First Hydro, owners of the Dinorwic site, were paid £50,000 for the use of its land, which was earmarked for community grants. The company’s Tony Thomas said: “We stipulated that Warner Brothers hire cars, Portacabins and security from local companies and use local hotels and food suppliers. We get lots of requests to film here, but we normally say no unless we can see there’s a benefit to the area.”

The quarry, home to the National Slate Museum, also appeared in Willow (1988) and Street Fighter (1994).

In 2011 Trefil Quarry, Tredegar, provided a barren rocky landscape, with added derelict temple, for the filming of the Warner Brothers production of Clash of the Titans 2: Wrath of the Titans.

COLIN (2009)
Reportedly shot for a mere £45 on borrowed kit and utilising a cast of mates, Swansea-born Marc Price’s ultra-rough zombie movie incredibly managed to get a screening at the Cannes Film Festival and a selected national cinema release.

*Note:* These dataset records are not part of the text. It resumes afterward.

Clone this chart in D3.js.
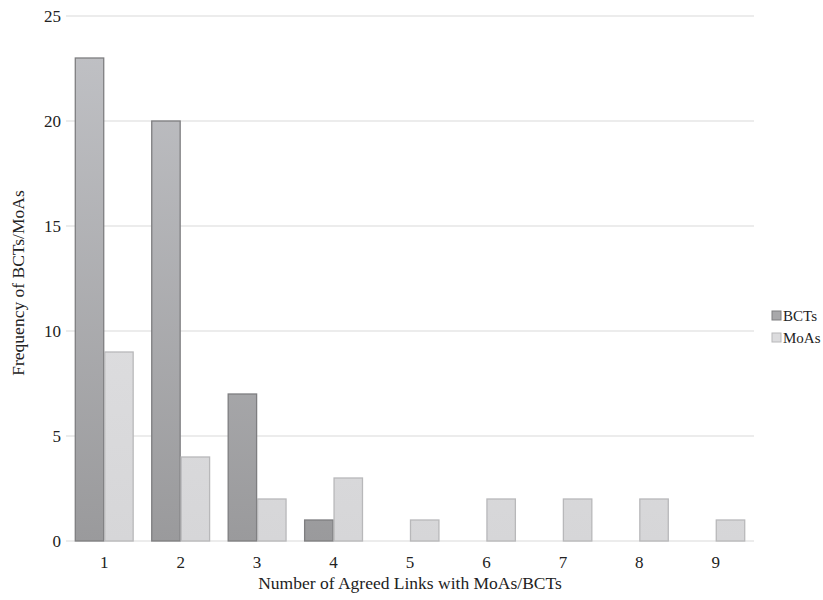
<!DOCTYPE html>
<html>
<head>
<meta charset="utf-8">
<script src="https://cdn.jsdelivr.net/npm/d3@7"></script>
<style>
  body { margin: 0; background: #fff; }
  text { font-family: "Liberation Serif", "Times New Roman", serif; fill: #222; }
</style>
</head>
<body>
<div id="chart"></div>
<script>
// Chart data
const categories = ["1", "2", "3", "4", "5", "6", "7", "8", "9"];
const seriesNames = ["BCTs", "MoAs"];
const bctValues = [23, 20, 7, 1, 0, 0, 0, 0, 0];
const moaValues = [9, 4, 2, 3, 1, 2, 2, 2, 1];
const yTicks = [0, 5, 10, 15, 20, 25];

const width = 823, height = 600;
const margin = { left: 66, right: 69, top: 16, bottom: 59 };

const svg = d3.select('#chart')
    .append('svg')
    .attr('width', width)
    .attr('height', height);

// Gradients for the two series
const defs = svg.append('defs');
function addGradient(id, top, bottom) {
    const g = defs.append('linearGradient')
        .attr('id', id)
        .attr('gradientUnits', 'userSpaceOnUse')
        .attr('x1', 0).attr('x2', 0)
        .attr('y1', margin.top).attr('y2', height - margin.bottom);
    g.append('stop').attr('offset', '0%').attr('stop-color', top);
    g.append('stop').attr('offset', '100%').attr('stop-color', bottom);
}
addGradient('gradBCT', '#c2c3c7', '#9a9a9c');
addGradient('gradMoA', '#e6e6e8', '#d6d6d8');

const x0 = d3.scaleBand()
    .domain(categories)
    .range([margin.left, width - margin.right])
    .paddingInner(0.23)
    .paddingOuter(0.115);

const x1 = d3.scaleBand()
    .domain(seriesNames)
    .range([0, x0.bandwidth()]);

const y = d3.scaleLinear()
    .domain([0, 25])
    .range([height - margin.bottom, margin.top]);

// Gridlines
svg.append('g')
    .selectAll('line')
    .data(yTicks)
    .enter()
    .append('line')
    .attr('x1', margin.left)
    .attr('x2', width - margin.right)
    .attr('y1', d => y(d))
    .attr('y2', d => y(d))
    .attr('stroke', '#d9d9d9')
    .attr('stroke-width', 1);

// Y tick labels
svg.append('g')
    .selectAll('text')
    .data(yTicks)
    .enter()
    .append('text')
    .attr('x', margin.left - 5)
    .attr('y', d => y(d))
    .attr('dy', '0.35em')
    .attr('text-anchor', 'end')
    .style('font-size', '17px')
    .text(d => d);

// Bars
const rows = categories.map((c, i) => ({ cat: c, values: [bctValues[i], moaValues[i]] }));
const styles = {
    BCTs: { fill: 'url(#gradBCT)', stroke: '#7e7e80' },
    MoAs: { fill: 'url(#gradMoA)', stroke: '#b8b8ba' }
};

const groups = svg.append('g')
    .selectAll('g')
    .data(rows)
    .enter()
    .append('g')
    .attr('transform', d => `translate(${x0(d.cat)},0)`);

groups.selectAll('rect')
    .data(d => d.values.map((v, j) => ({ key: seriesNames[j], value: v })).filter(d => d.value > 0))
    .enter()
    .append('rect')
    .attr('x', d => x1(d.key) + 0.5)
    .attr('y', d => y(d.value))
    .attr('width', x1.bandwidth() - 1)
    .attr('height', d => y(0) - y(d.value))
    .attr('fill', d => styles[d.key].fill)
    .attr('stroke', d => styles[d.key].stroke)
    .attr('stroke-width', 1.3);

// X tick labels
svg.append('g')
    .selectAll('text')
    .data(categories)
    .enter()
    .append('text')
    .attr('x', d => x0(d) + x0.bandwidth() / 2)
    .attr('y', y(0) + 27)
    .attr('text-anchor', 'middle')
    .style('font-size', '17px')
    .text(d => d);

// Axis titles
svg.append('text')
    .attr('x', (margin.left + width - margin.right) / 2)
    .attr('y', 589)
    .attr('text-anchor', 'middle')
    .style('font-size', '17.5px')
    .text('Number of Agreed Links with MoAs/BCTs');

svg.append('text')
    .attr('transform', `translate(24,283) rotate(-90)`)
    .attr('text-anchor', 'middle')
    .style('font-size', '17.5px')
    .text('Frequency of BCTs/MoAs');

// Legend
const legend = svg.append('g')
    .selectAll('g')
    .data(seriesNames)
    .enter()
    .append('g')
    .attr('transform', (d, i) => `translate(772,${316 + i * 22})`);

legend.append('rect')
    .attr('x', 0)
    .attr('y', -5)
    .attr('width', 9)
    .attr('height', 9)
    .attr('fill', d => d === 'BCTs' ? '#a8a8aa' : '#dcdcde')
    .attr('stroke', d => styles[d].stroke)
    .attr('stroke-width', 1);

legend.append('text')
    .attr('x', 11)
    .attr('y', 0)
    .attr('dy', '0.35em')
    .style('font-size', '15px')
    .text(d => d);
</script>
</body>
</html>
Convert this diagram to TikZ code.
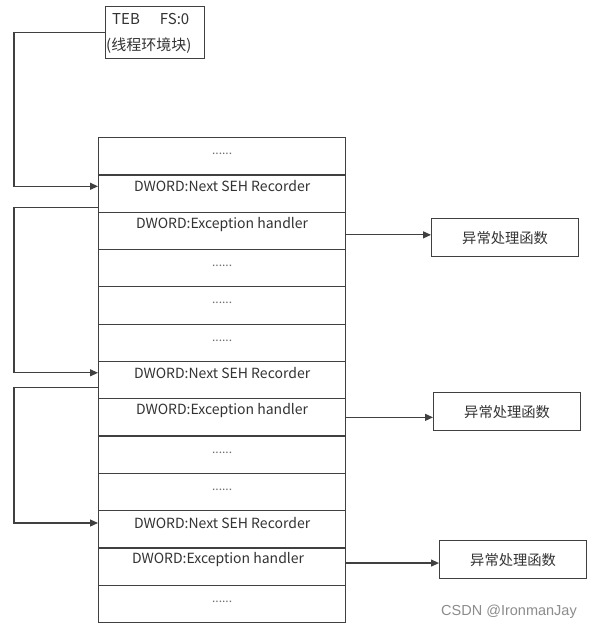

An obscure must-see for gore aficionados.

COMING UP ROSES (1986)
Shot in Aberdare and screened at the Cannes Film Festival, this low-key comedy sees two employees of a dilapidated valleys cinema try to save it from the wrecking ball. The second Welsh-language film ever released in UK cinemas, it’s a warm nostalgic hark back to days when the picture house was the hub of the local community, before the ’80s advent of VHS and recession.

DARK HORSE (2015)
The epic tale of a racehorse whose tumultuous life journey became a symbol of hope for the Welsh syndicate who invested their hearts (and their last penny) in him. Selected for Sundance 2015.

DIE ANOTHER DAY (2002)
Penbryn Beach in Ceredigion serves as a stand-in for North Korea in the 20th Bond film, directed by Lee Tamahori and starring Pierce Brosnan. The celebrities may have long since moved on but this beautiful beach, owned by the National Trust, is still a great spot for the other kind of stargazing – it’s almost completely unspoilt by light pollution.

FLICK (2008)
An undead rockabilly out for revenge is hunted down by a female American cop with one arm. This skewed low-budget shocker – shot around Pontypool, Newbridge and Caerphilly – managed to get Tinseltown legend Faye Dunaway on board to play the handicapped US cop. Acclaimed crooner Richard Hawley also pops up as a DJ whose tunes prove that rock ‘n’ roll really is the devil’s music.

GRAND SLAM (1978)
Despite being thrown together on a minimal budget, this rugby comedy about four men who fly to Paris to see Wales play France in a Five Nations Championship match that will decide the Grand Slam title, still commands a great many Welsh people’s affection more than 40 years later.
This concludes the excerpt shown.